TinkerPop has always had the vision of being an abstraction over different graph databases. That much
is not new and dates back to TinkerPop 1.x. It is in TinkerPop 3.x however that we see the introduction of the notion
that TinkerPop is also an abstraction over different graph processors like Spark and
Giraph. The scope of this tutorial does not permit it to delve into
"graph processors", but the short story is that the same Gremlin statement we wrote in the examples above can be
executed to run in distributed fashion over Spark or Hadoop. The changes required to the code to do this are not
in the traversal itself, but in the definition of the TraversalSource
. You can again see why we encourage, graph
operations to be executed through that class as opposed to just using Graph
. You can read more about these
features in this section on hadoop-gremlin.
Tip
|
To maintain an abstraction over Graph creation use GraphFactory.open() to construct new instances. See
the documentation for individual Graph implementations to learn about the configuration options to provide.
|
Loading Data
There are many strategies for getting data into your graph. As you are just getting started, let’s look at the more simple methods aimed at "smaller" graphs. A "small" graph, in this context, is one that has less than ten million edges. The most direct way to load this data is to write a Groovy script that can be executed in the Gremlin Console, a tool that you should be well familiar with at this point. For our example, let’s use the Wikipedia Vote Network data set which contains 7,115 vertices and 103,689 edges.

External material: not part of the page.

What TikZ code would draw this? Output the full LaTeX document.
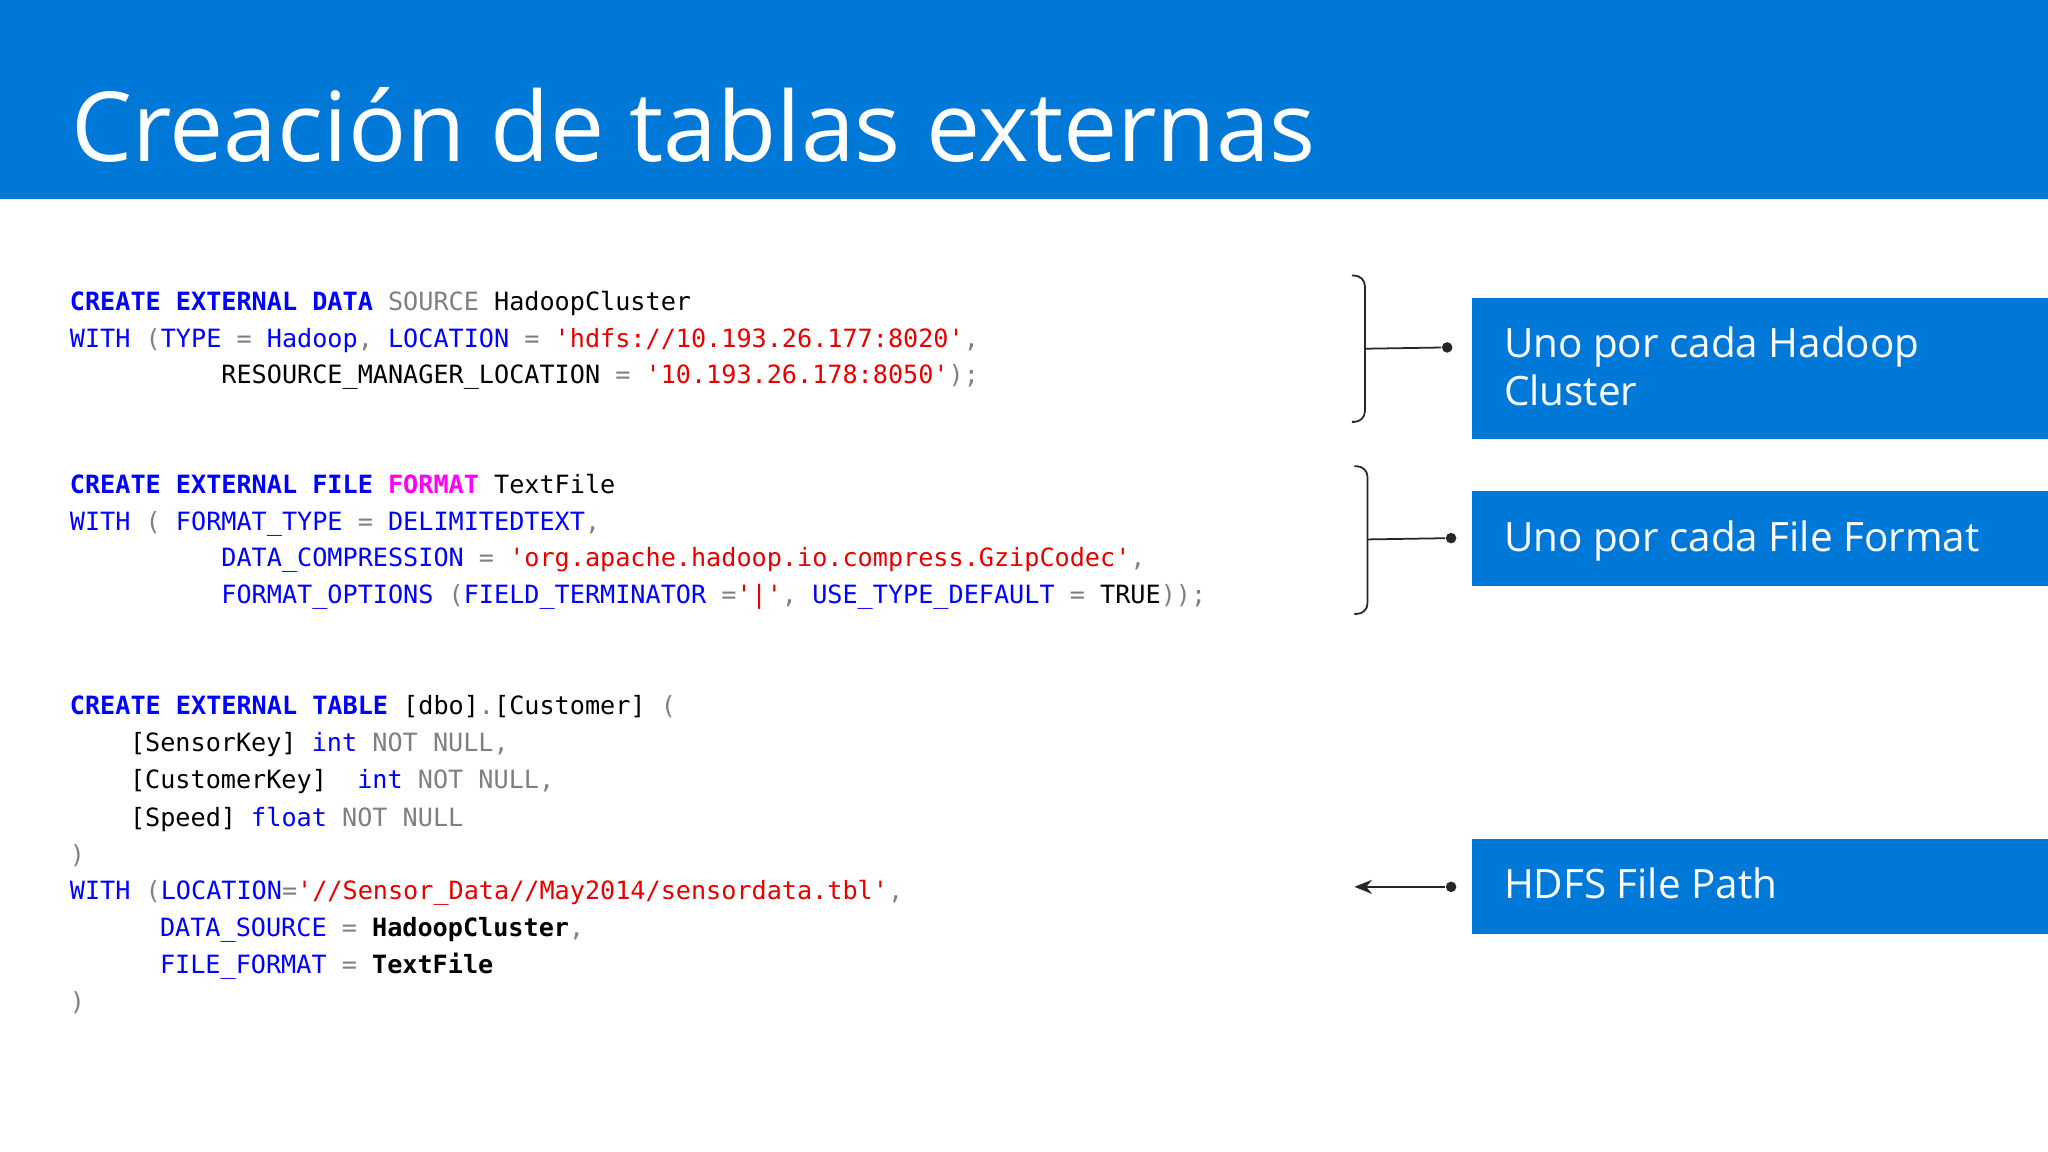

$ curl -L -O http://snap.stanford.edu/data/wiki-Vote.txt.gz
$ gunzip wiki-Vote.txt.gz
The data is contained in a tab-delimited structure where vertices are Wikipedia users and edges from one user to
another implies a "vote" relationship. Here is the script to parse the file and generate the Graph
instance using
TinkerGraph:
graph = TinkerGraph.open()
graph.createIndex('userId', Vertex.class) (1)
g = graph.traversal()
getOrCreate = { id ->
g.V().has('userId', id).tryNext().orElseGet{ g.addV('userId', id).next() }
}
new File('wiki-Vote.txt').eachLine {
if (!it.startsWith("#")){
(fromVertex, toVertex) = it.split('\t').collect(getOrCreate) (2)

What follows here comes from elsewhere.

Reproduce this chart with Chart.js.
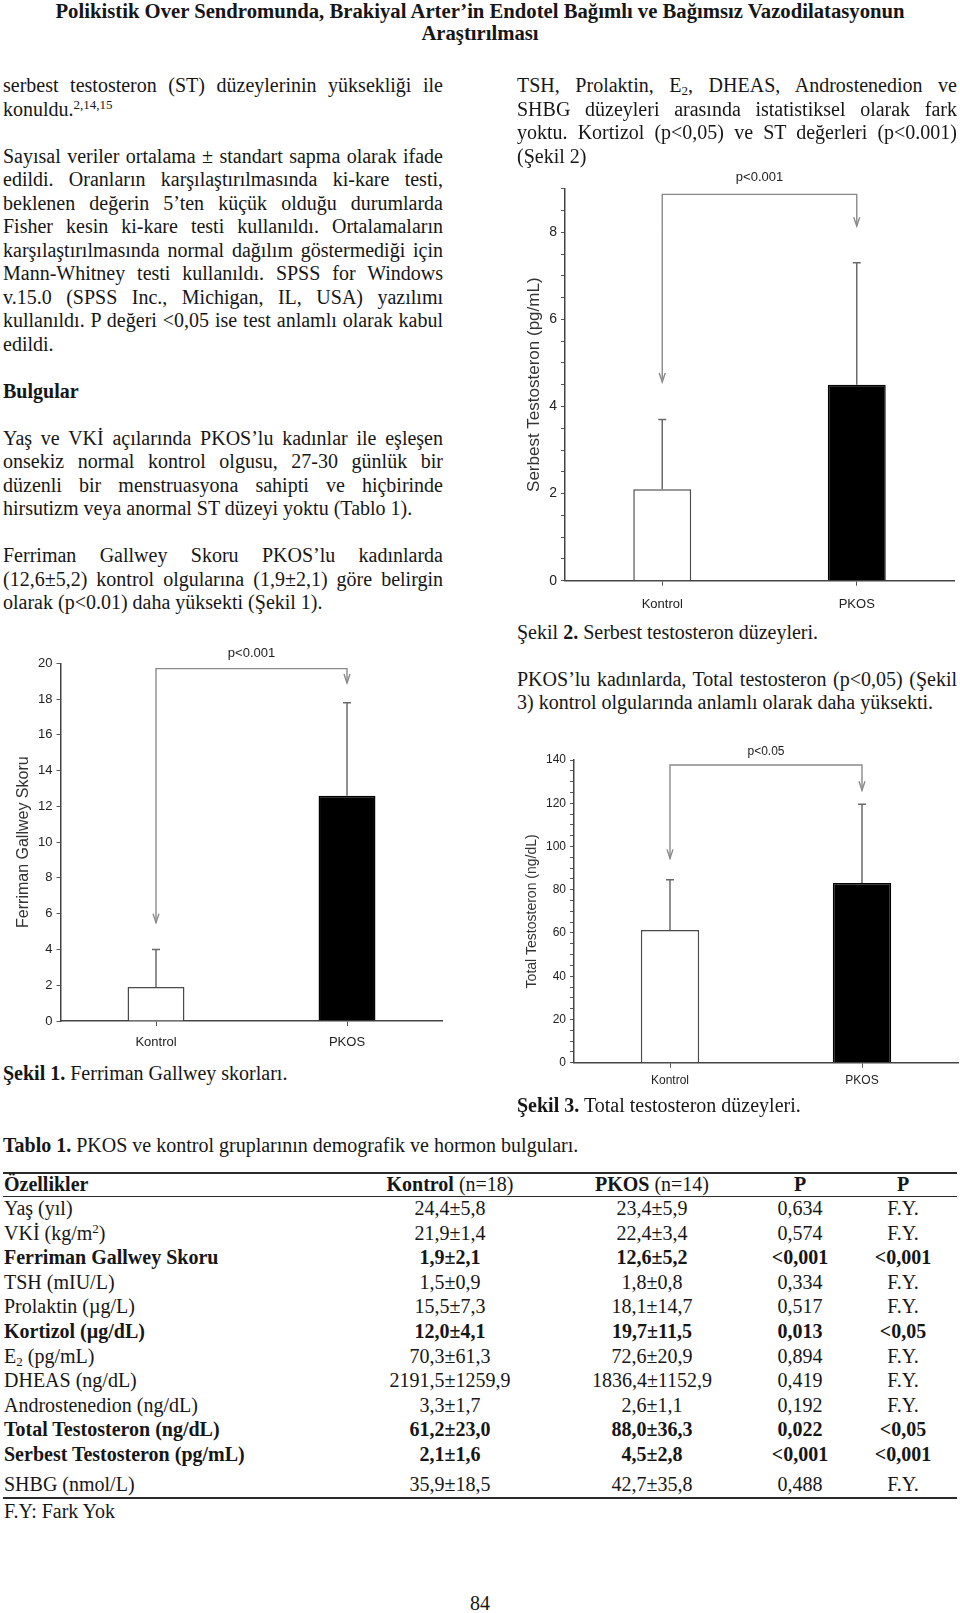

fromVertex.addEdge('votesFor', toVertex)
}
}
-
To ensure fast lookups of vertices, we need an index. The
createIndex()
method is a method native to TinkerGraph. Please consult your graph databases documentation for their index creation approaches. -
We are iterating each line of the
wiki-Vote.txt
file and this line splits the line on the delimiter, then uses some neat Groovy syntax to apply thegetOrCreate()

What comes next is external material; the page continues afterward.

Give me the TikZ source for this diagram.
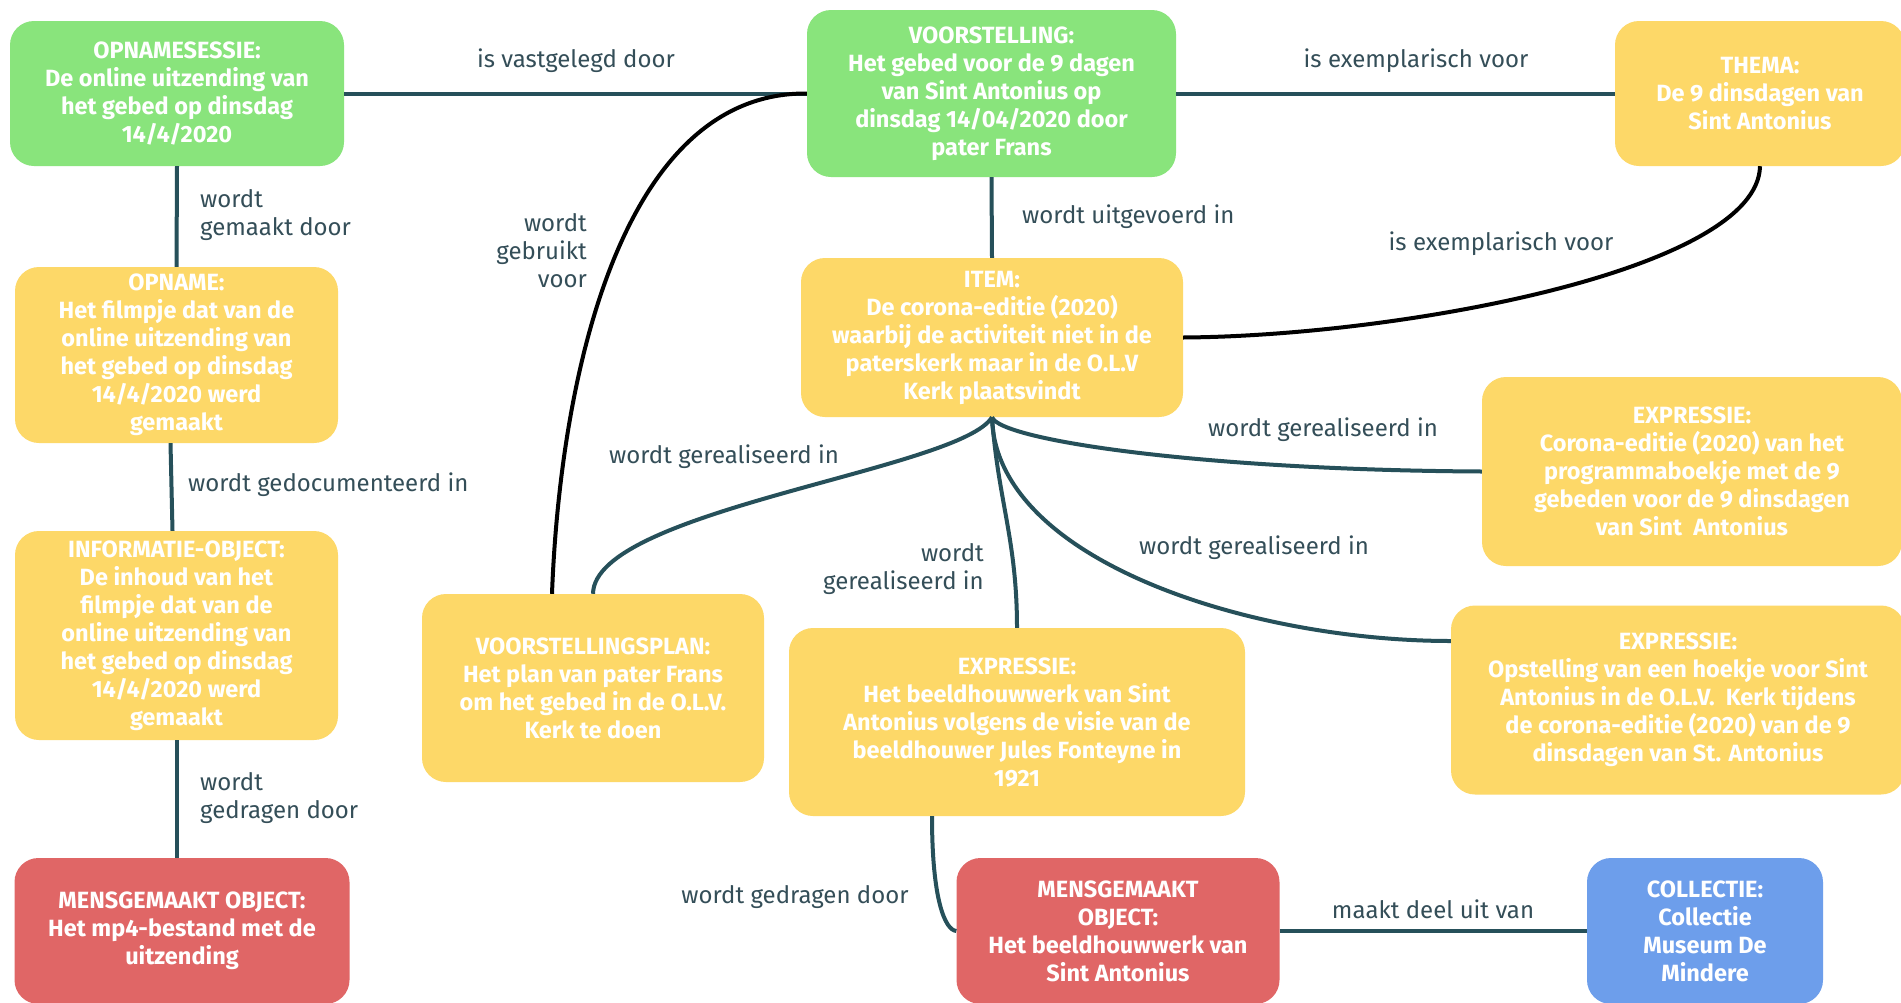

function to each of the twouserId
fields encountered in the line and stores those vertices in thefromVertex
andtoVertex
variables respectively.
Note
|
While this is a tab-delimited structure, this same pattern can be applied to any data source you require and Groovy tends to have nice libraries that can help making working with data quite enjoyable. |
Warning
|
Take care if using a Graph implementation that supports
transactions. As TinkerGraph does not, there is
no need to commit() . If your Graph does support transactions, intermediate commits during load will need to be
applied.
|
To load larger data sets you should read about the BulkLoaderVertexProgram (BLVP), which provides a generalized method for loading graphs of virtually any size.
Gremlin Server
Gremlin Server
provides a way to remotely execute Gremlin scripts against one or more Graph
instances hosted within it. It does
this by exposing different endpoints, such as REST
and websockets, which allow a request
containing a Gremlin script to be processed with results returned.
$ curl -L -O https://www.apache.org/dist/tinkerpop/3.1.4-SNAPSHOT/apache-tinkerpop-gremlin-server-3.1.4-SNAPSHOT-bin.zip
$ unzip apache-tinkerpop-gremlin-server-3.1.4-SNAPSHOT-bin.zip
$ cd apache-tinkerpop-gremlin-server-3.1.4-SNAPSHOT-bin.zip
$ bin/gremlin-server.sh conf/gremlin-server-modern.yaml
[INFO] GremlinServer -
\,,,/
(o o)
-----oOOo-(3)-oOOo-----
[INFO] GremlinServer - Configuring Gremlin Server from conf/gremlin-server-rest-modern.yaml
...
[INFO] GremlinServer$1 - Channel started at port 8182.
$ curl -X POST -d "{\"gremlin\":\"g.V(x).out().values('name')\", \"language\":\"gremlin-groovy\", \"bindings\":{\"x\":1}}" "http://localhost:8182"
{
"requestId": "abe3be05-1e86-481a-85e0-c59ad8a37c6b",
"status": {
"message": "",
"code": 200,
"attributes": {}
},
"result": {
"data": [
"lop",
"vadas",
"josh"
],
"meta": {}
}
}
Important
|
Take careful note of the use of "bindings" in the arguments on the request. These are variables that are applied to the script on execution and is essentially a way to parameterize your scripts. This "parameterization" is critical to performance. Whenever possible, parameterize your queries. |
As mentioned earlier, Gremlin Server can also be configured with a websockets endpoint. This endpoint has an embedded subprotocol that allow a compliant driver to communicate with it. TinkerPop supplies a reference driver written in Java, but there are drivers developed by third-parties for other languages such as Python, Javascript, etc. Gremlin Server therefore represents the method by which non-JVM languages can interact with TinkerPop.
Conclusion
…and that is the end of The TinkerPop Workout - by Gremlin. You are hopefully feeling more confident in your TinkerPop skills and have a good overview of what the stack has to offer, as well as some entry points to further research within the reference documentation. Welcome to The TinkerPop!